No. Justo acabábamos de hablar cuando tú llegaste.

Gracias, Oberón.

¿Vamos a ir de caza dentro de poco?

Eso depende de nuestra visitante. Sea quien sea, yo no la he invitado.

Oh. En los pensamientos de Oberón se coló la incertidumbre. ¿No te he protegido bien?

No te preocupes, Oberón. No estoy enfadado contigo. Pero voy a ir a la parte de atrás a atarte y después vamos a entrar juntos en casa. Quiero que me defiendas en caso de que la visita no resulte tan amistosa como aparenta.

¿Y si ataca?

Mátala.

Uno no va regalando segundas oportunidades a los Tuatha Dé Danann.

Pensaba que me habías dicho que nunca atacara a humanos.

Ella hace mucho tiempo que no es humana.

Está bien. De todos modos, no creo que ataque. Es una inhumana muy simpática.

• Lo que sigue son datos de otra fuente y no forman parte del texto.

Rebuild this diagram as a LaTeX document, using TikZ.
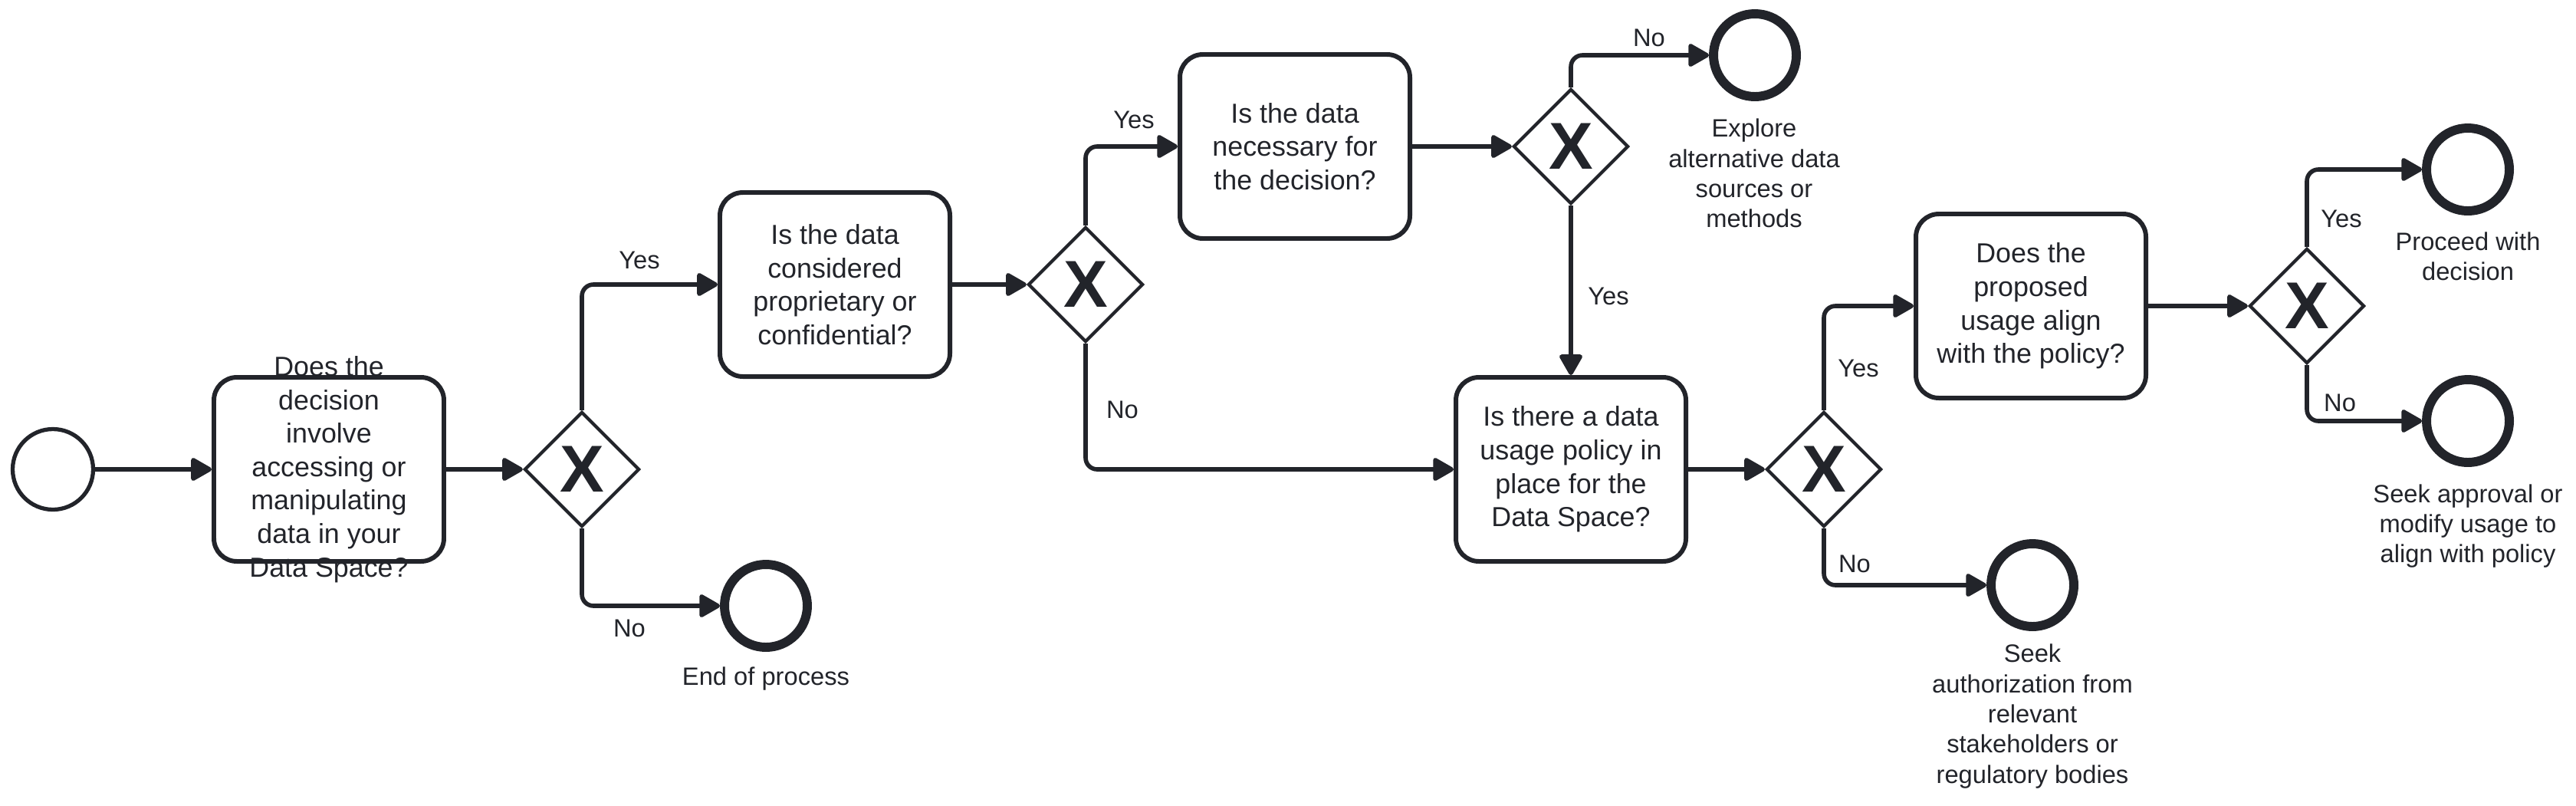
\documentclass[tikz,border=0pt]{standalone}
\usepackage{fontspec}
\setmainfont{Liberation Sans}
\usetikzlibrary{arrows.meta,shapes.geometric,positioning}
\definecolor{ink}{HTML}{22242A}
\tikzset{
  flow/.style={-{Triangle[length=8.5pt,width=9.2pt,round]},ink,line width=1.6pt,rounded corners=0.15cm},
  task/.style={draw=ink,line width=1.7pt,rounded corners=0.3cm,minimum width=3cm,minimum height=2.4cm,inner sep=0pt},
  tasktxt/.style={text=ink,align=center,inner sep=0pt,font=\fontsize{10.2}{12.4}\selectfont},
  gw/.style={diamond,draw=ink,line width=1.2pt,minimum width=1.5cm,minimum height=1.5cm,inner sep=0pt,text=ink,font=\fontsize{24.6}{24.6}\selectfont\bfseries},
  evstart/.style={circle,draw=ink,line width=1.5pt,minimum size=1.05cm,inner sep=0pt},
  evend/.style={circle,draw=ink,line width=3.4pt,minimum size=1.08cm,inner sep=0pt},
  lbl/.style={text=ink,inner sep=0pt,font=\fontsize{9.3}{11.2}\selectfont},
  note/.style={lbl,align=center},
}
\begin{document}
\begin{tikzpicture}
  \useasboundingbox (0,0) rectangle (33.6,-10.5);
  % events, tasks and gateways
  \node[evstart] (start) at (0.69,-6.12) {};
  \node[task] (ask) at (4.29,-6.12) {};
  \node[tasktxt] (asktxt) at (ask.center) {Does the\\decision\\involve\\accessing or\\manipulating\\data in your\\Data Space?};
  \node[gw] (gwuse) at (7.59,-6.12) {X};
  \node[evend] (stop) at (9.99,-7.90) {};
  \node[task,tasktxt] (prop) at (10.89,-3.71) {Is the data\\considered\\proprietary or\\confidential?};
  \node[gw] (gwprop) at (14.16,-3.71) {X};
  \node[task,tasktxt] (need) at (16.89,-1.91) {Is the data\\necessary for\\the decision?};
  \node[gw] (gwneed) at (20.49,-1.91) {X};
  \node[evend] (alt) at (22.89,-0.72) {};
  \node[task,tasktxt] (pol) at (20.49,-6.12) {Is there a data\\usage policy in\\place for the\\Data Space?};
  \node[gw] (gwpol) at (23.79,-6.12) {X};
  \node[evend] (auth) at (26.51,-7.63) {};
  \node[task,tasktxt] (match) at (26.49,-3.99) {Does the\\proposed\\usage align\\with the policy?};
  \node[gw] (gwmatch) at (30.09,-3.99) {X};
  \node[evend] (proceed) at (32.19,-2.21) {};
  \node[evend] (seek) at (32.19,-5.49) {};
  % event labels
  \node[note] (stoptxt) at (9.99,-8.85) {End of process};
  \node[note] (alttxt) at (22.88,-2.26) {Explore\\alternative data\\sources or\\methods};
  \node[note] (authtxt) at (26.51,-9.34) {Seek\\authorization from\\relevant\\stakeholders or\\regulatory bodies};
  \node[note] (proceedtxt) at (32.19,-3.34) {Proceed with\\decision};
  \node[note] (seektxt) at (32.19,-6.86) {Seek approval or\\modify usage to\\align with policy};
  % sequence flows
  \draw[flow] (start) -- (ask);
  \draw[flow] (ask) -- (gwuse);
  \draw[flow] (gwuse.north) |- (prop.west);
  \draw[flow] (gwuse.south) |- (stop.west);
  \draw[flow] (prop) -- (gwprop);
  \draw[flow] (gwprop.north) |- (need.west);
  \draw[flow] (gwprop.south) |- (pol.west);
  \draw[flow] (need) -- (gwneed);
  \draw[flow] (gwneed.north) |- (alt.west);
  \draw[flow] (gwneed) -- (pol);
  \draw[flow] (pol) -- (gwpol);
  \draw[flow] (gwpol.north) |- (match.west);
  \draw[flow] (gwpol.south) |- (auth.west);
  \draw[flow] (match) -- (gwmatch);
  \draw[flow] (gwmatch.north) |- (proceed.west);
  \draw[flow] (gwmatch.south) |- (seek.west);
  % flow labels
  \node[lbl] (yesuse) at (8.34,-3.39) {Yes};
  \node[lbl] (nouse) at (8.21,-8.19) {No};
  \node[lbl] (yesprop) at (14.79,-1.56) {Yes};
  \node[lbl] (noprop) at (14.64,-5.34) {No};
  \node[lbl] (noneed) at (21.51,-0.49) {No};
  \node[lbl] (yesneed) at (20.98,-3.86) {Yes};
  \node[lbl] (yespol) at (24.24,-4.80) {Yes};
  \node[lbl] (nopol) at (24.19,-7.35) {No};
  \node[lbl] (yesmatch) at (30.54,-2.85) {Yes};
  \node[lbl] (nomatch) at (30.52,-5.25) {No};
\end{tikzpicture}
\end{document}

Quieres decir «no humana». Inhumana significa «cruel», le expliqué, mientras me incorporaba y rodeaba la casa con sigilo, en dirección al patio trasero.

Oye, que ésta no es mi lengua materna. No me atosigues.

Dejé la bicicleta en la calle, con la esperanza de que no me la robaran en esos pocos minutos. Cuando abrí la verja, Oberón me estaba esperando con la lengua fuera y meneando la cola. Lo rasqué un momento detrás de las orejas y nos dirigimos juntos a la puerta trasera.

Los muebles del patio tenían el mismo aspecto de siempre. Mi herbario seguía tranquilamente plantado en jardineras, dispuestas en hileras a lo largo de la valla del fondo y en gran parte de la zona que suele ocupar el césped.

Encontré a la visitante en la cocina, intentando hacerse un batido de fresa.

—¡Que Manannan Mac Lir se lleve este cacharro maldito a la tierra de las sombras! —gritaba, mientras daba puñetazos a los botones de mi batidora—. Los mortales siempre aprietan aquí y el maldito aparato funciona. ¿Por qué el tuyo no hace nada? —me preguntó, lanzándome una mirada irritada.

—Porque hay que enchufarlo —expliqué.

—¿Qué es eso de enchufar?

—Introducir en las ranuras que hay en esa pared el dispositivo con dos salientes que cuelga del extremo de esa cuerda. Eso da a la batidora… su fuerza motriz.